Only the lines from the start of the data through the line containing "import plotly.graph_objects as go" should be written out, exactly as they are, with both ends included and the pictures left out.
'''
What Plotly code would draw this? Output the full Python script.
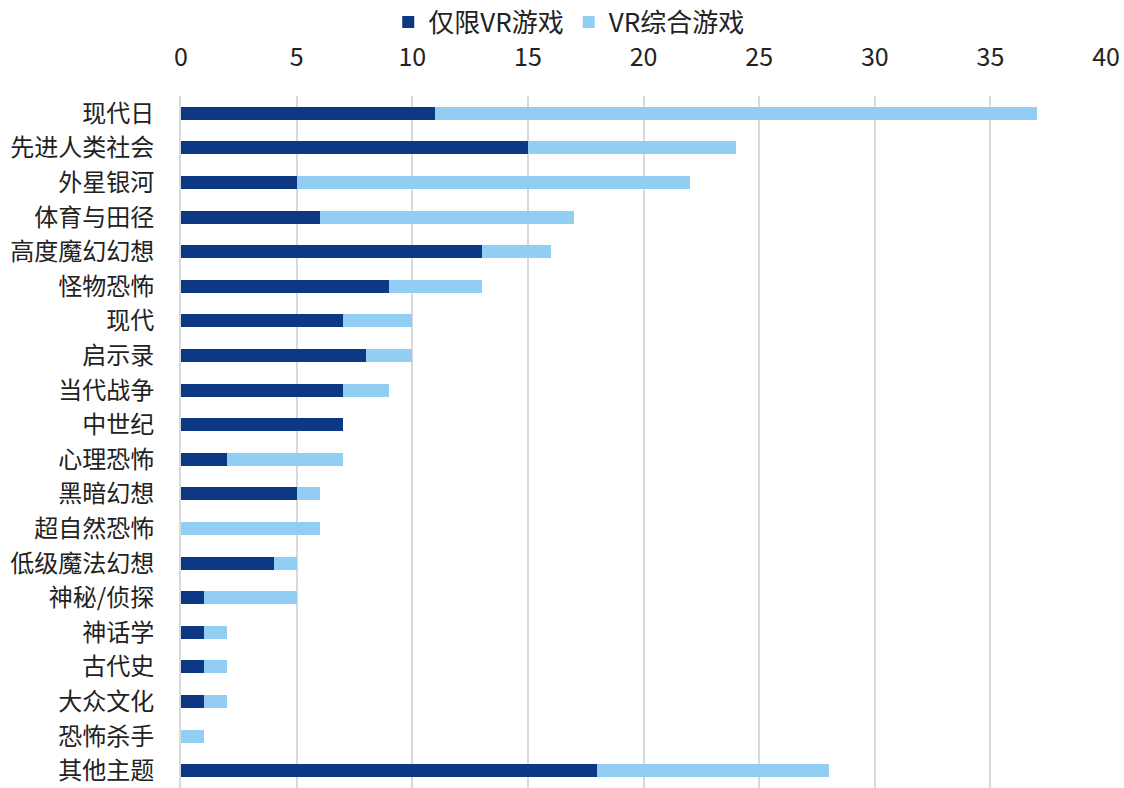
import plotly.graph_objects as go

categories = ["现代日", "先进人类社会", "外星银河", "体育与田径", "高度魔幻幻想", "怪物恐怖",
              "现代", "启示录", "当代战争", "中世纪", "心理恐怖", "黑暗幻想", "超自然恐怖",
              "低级魔法幻想", "神秘/侦探", "神话学", "古代史", "大众文化", "恐怖杀手", "其他主题"]
vr_only = [11, 15, 5, 6, 13, 9, 7, 8, 7, 7, 2, 5, 0, 4, 1, 1, 1, 1, 0, 18]
vr_mixed = [26, 9, 17, 11, 3, 4, 3, 2, 2, 0, 5, 1, 6, 1, 4, 1, 1, 1, 1, 10]
x_ticks = [0, 5, 10, 15, 20, 25, 30, 35, 40]

FONT = "Noto Sans CJK SC"

fig = go.Figure()
fig.add_trace(go.Bar(y=categories, x=vr_only, name="仅限VR游戏", orientation="h",
                     marker=dict(color="#0E3883", line=dict(width=0))))
fig.add_trace(go.Bar(y=categories, x=vr_mixed, name="VR综合游戏", orientation="h",
                     marker=dict(color="#92CEF3", line=dict(width=0))))

fig.update_layout(
    width=1124, height=788,
    barmode="stack", bargap=0.62,
    paper_bgcolor="white", plot_bgcolor="white",
    margin=dict(l=181, r=18, t=96, b=0, autoexpand=False),
    font=dict(family=FONT, size=24, color="#222222"),
    legend=dict(orientation="h", xref="container", x=0.506, xanchor="center",
                yref="container", y=1 - 22 / 788, yanchor="middle",
                font=dict(size=26, color="#222222"), itemwidth=30,
                traceorder="normal", bgcolor="rgba(0,0,0,0)"),
    xaxis=dict(side="top", range=[0, 40], tickvals=x_ticks, showgrid=True,
               gridcolor="#D9D9D9", gridwidth=2, zeroline=False, automargin=False,
               showline=False, ticks="", tickfont=dict(size=25, color="#222222"),
               ticklabelstandoff=24, fixedrange=True),
    yaxis=dict(autorange="reversed", showgrid=False, ticks="", showline=True,
               automargin=False,
               linecolor="#D9D9D9", linewidth=2, tickfont=dict(size=24, color="#222222"),
               ticklabelstandoff=20, fixedrange=True),
)

fig.write_html("out.html")
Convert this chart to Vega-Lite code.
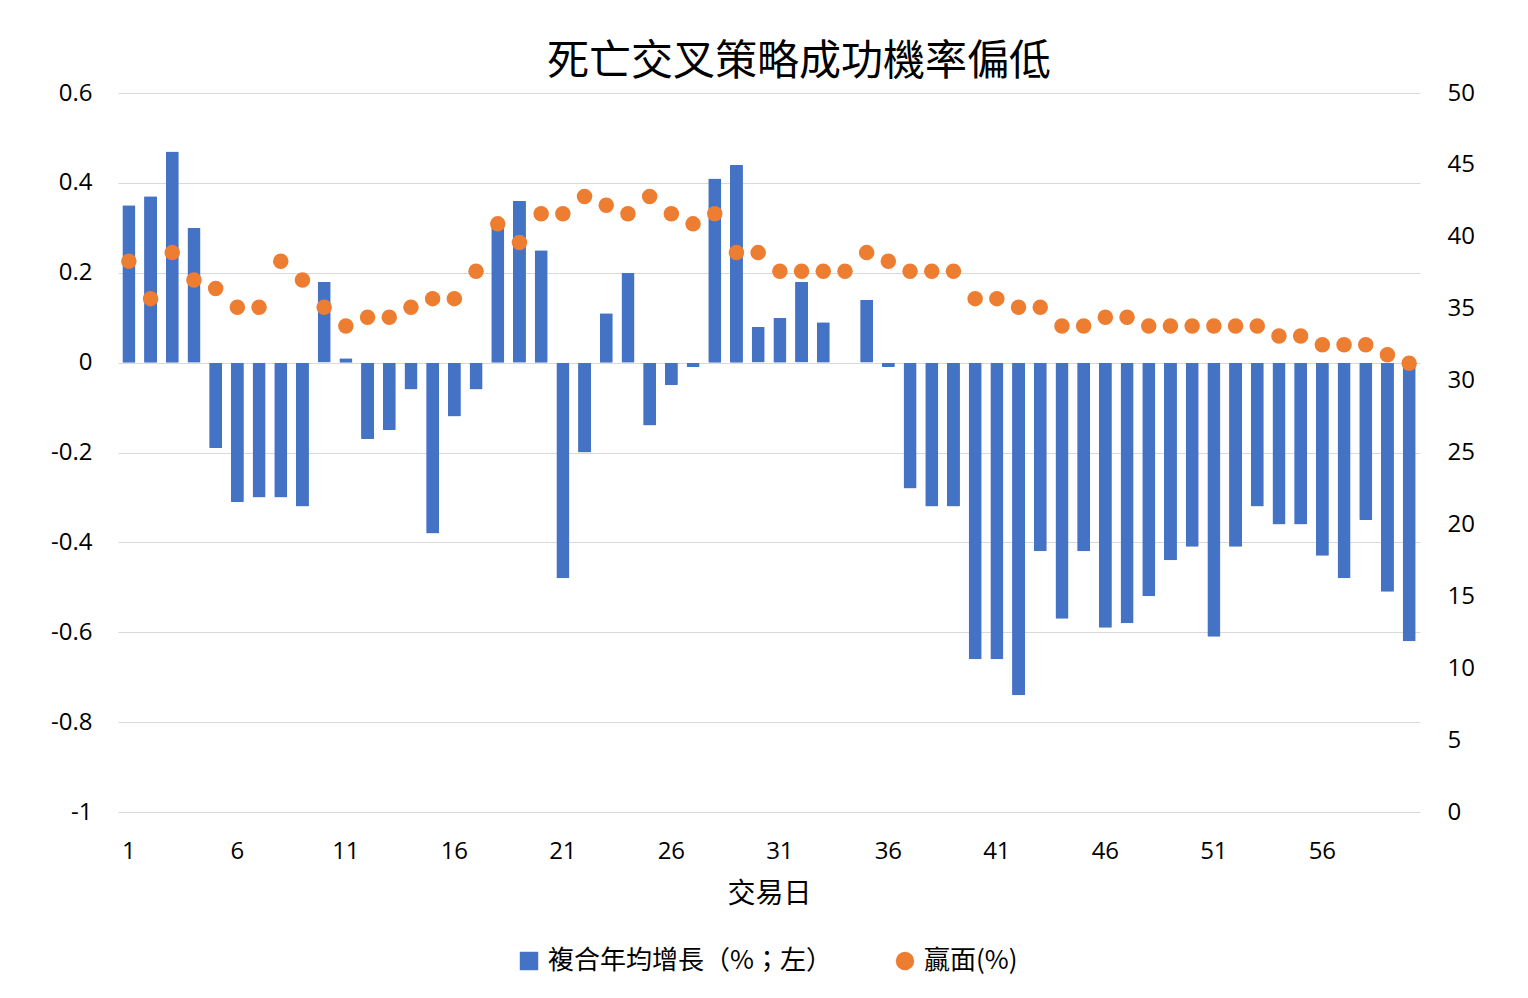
{
  "$schema": "https://vega.github.io/schema/vega-lite/v6.json",
  "width": 1302,
  "height": 719,
  "autosize": {"type": "none"},
  "padding": {"left": 118, "top": 93, "right": 108, "bottom": 186},
  "background": "white",
  "title": {
    "text": "死亡交叉策略成功機率偏低",
    "font": "Noto Sans CJK TC",
    "fontSize": 42,
    "fontWeight": "normal",
    "color": "#000000",
    "anchor": "middle",
    "dx": 30,
    "offset": -3
  },
  "data": {
    "values": [
      {"day": 1, "g": 0.35, "w": 38.3}, {"day": 2, "g": 0.37, "w": 35.7}, {"day": 3, "g": 0.47, "w": 38.9},
      {"day": 4, "g": 0.30, "w": 37.0}, {"day": 5, "g": -0.19, "w": 36.4}, {"day": 6, "g": -0.31, "w": 35.1},
      {"day": 7, "g": -0.30, "w": 35.1}, {"day": 8, "g": -0.30, "w": 38.3}, {"day": 9, "g": -0.32, "w": 37.0},
      {"day": 10, "g": 0.18, "w": 35.1}, {"day": 11, "g": 0.01, "w": 33.8}, {"day": 12, "g": -0.17, "w": 34.4},
      {"day": 13, "g": -0.15, "w": 34.4}, {"day": 14, "g": -0.06, "w": 35.1}, {"day": 15, "g": -0.38, "w": 35.7},
      {"day": 16, "g": -0.12, "w": 35.7}, {"day": 17, "g": -0.06, "w": 37.6}, {"day": 18, "g": 0.31, "w": 40.9},
      {"day": 19, "g": 0.36, "w": 39.6}, {"day": 20, "g": 0.25, "w": 41.6}, {"day": 21, "g": -0.48, "w": 41.6},
      {"day": 22, "g": -0.20, "w": 42.8}, {"day": 23, "g": 0.11, "w": 42.2}, {"day": 24, "g": 0.20, "w": 41.6},
      {"day": 25, "g": -0.14, "w": 42.8}, {"day": 26, "g": -0.05, "w": 41.6}, {"day": 27, "g": -0.01, "w": 40.9},
      {"day": 28, "g": 0.41, "w": 41.6}, {"day": 29, "g": 0.44, "w": 38.9}, {"day": 30, "g": 0.08, "w": 38.9},
      {"day": 31, "g": 0.10, "w": 37.6}, {"day": 32, "g": 0.18, "w": 37.6}, {"day": 33, "g": 0.09, "w": 37.6},
      {"day": 34, "g": 0, "w": 37.6}, {"day": 35, "g": 0.14, "w": 38.9}, {"day": 36, "g": -0.01, "w": 38.3},
      {"day": 37, "g": -0.28, "w": 37.6}, {"day": 38, "g": -0.32, "w": 37.6}, {"day": 39, "g": -0.32, "w": 37.6},
      {"day": 40, "g": -0.66, "w": 35.7}, {"day": 41, "g": -0.66, "w": 35.7}, {"day": 42, "g": -0.74, "w": 35.1},
      {"day": 43, "g": -0.42, "w": 35.1}, {"day": 44, "g": -0.57, "w": 33.8}, {"day": 45, "g": -0.42, "w": 33.8},
      {"day": 46, "g": -0.59, "w": 34.4}, {"day": 47, "g": -0.58, "w": 34.4}, {"day": 48, "g": -0.52, "w": 33.8},
      {"day": 49, "g": -0.44, "w": 33.8}, {"day": 50, "g": -0.41, "w": 33.8}, {"day": 51, "g": -0.61, "w": 33.8},
      {"day": 52, "g": -0.41, "w": 33.8}, {"day": 53, "g": -0.32, "w": 33.8}, {"day": 54, "g": -0.36, "w": 33.1},
      {"day": 55, "g": -0.36, "w": 33.1}, {"day": 56, "g": -0.43, "w": 32.5}, {"day": 57, "g": -0.48, "w": 32.5},
      {"day": 58, "g": -0.35, "w": 32.5}, {"day": 59, "g": -0.51, "w": 31.8}, {"day": 60, "g": -0.62, "w": 31.2}
    ]
  },
  "encoding": {
    "x": {
      "field": "day",
      "type": "ordinal",
      "scale": {"paddingInner": 0.4, "paddingOuter": 0.2},
      "axis": {
        "values": [1, 6, 11, 16, 21, 26, 31, 36, 41, 46, 51, 56],
        "labelAngle": 0,
        "labelPadding": 27,
        "ticks": false,
        "domain": false,
        "title": "交易日",
        "titleFont": "Noto Sans CJK TC",
        "titleFontSize": 28,
        "titleFontWeight": "normal",
        "titleColor": "#000000",
        "titlePadding": 17
      }
    }
  },
  "layer": [
    {
      "mark": {"type": "bar", "cornerRadius": 1},
      "encoding": {
        "y": {
          "field": "g",
          "type": "quantitative",
          "scale": {"domain": [-1, 0.6], "nice": false},
          "axis": {
            "orient": "left",
            "values": [-1, -0.8, -0.6, -0.4, -0.2, 0, 0.2, 0.4, 0.6],
            "labelExpr": "'' + datum.value",
            "labelPadding": 26,
            "grid": true,
            "title": null
          }
        },
        "color": {
          "datum": "複合年均增長（%；左）",
          "scale": {"domain": ["複合年均增長（%；左）", "贏面(%)"], "range": ["#4472C4", "#ED7D31"]},
          "legend": {"title": null}
        }
      }
    },
    {
      "mark": {"type": "point", "filled": true, "opacity": 1, "size": 240},
      "encoding": {
        "y": {
          "field": "w",
          "type": "quantitative",
          "scale": {"domain": [0, 50], "nice": false},
          "axis": {
            "orient": "right",
            "values": [0, 5, 10, 15, 20, 25, 30, 35, 40, 45, 50],
            "labelPadding": 27,
            "grid": false,
            "title": null
          }
        },
        "color": {"datum": "贏面(%)"},
        "shape": {
          "datum": "贏面(%)",
          "scale": {"domain": ["複合年均增長（%；左）", "贏面(%)"], "range": ["square", "circle"]},
          "legend": {"title": null}
        }
      }
    }
  ],
  "resolve": {"scale": {"y": "independent"}},
  "config": {
    "view": {"stroke": null},
    "axis": {
      "labelFont": "Open Sans",
      "labelFontSize": 24,
      "labelColor": "#000000",
      "gridColor": "#d9d9d9",
      "gridWidth": 1,
      "ticks": false,
      "domain": false
    },
    "legend": {
      "orient": "none",
      "legendX": 398,
      "legendY": 855,
      "direction": "horizontal",
      "labelFont": "Noto Sans CJK TC",
      "labelFontSize": 26,
      "labelColor": "#000000",
      "labelLimit": 400,
      "labelOffset": 6,
      "symbolSize": 340,
      "symbolStrokeWidth": 0,
      "columnPadding": 60
    }
  }
}
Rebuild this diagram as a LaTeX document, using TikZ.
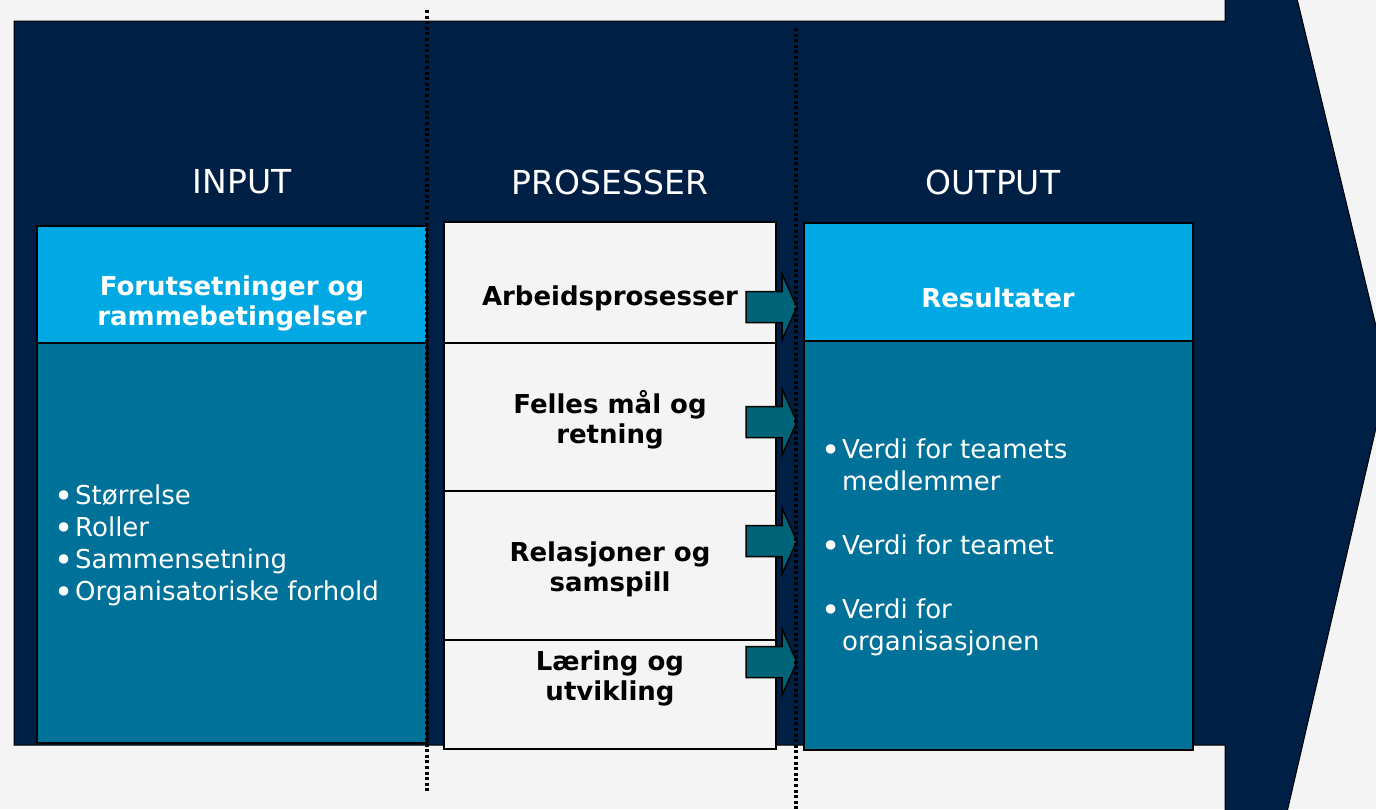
'''
→ **REPLY**
What Plotly code would draw this? Output the full Python script.
import plotly.graph_objects as go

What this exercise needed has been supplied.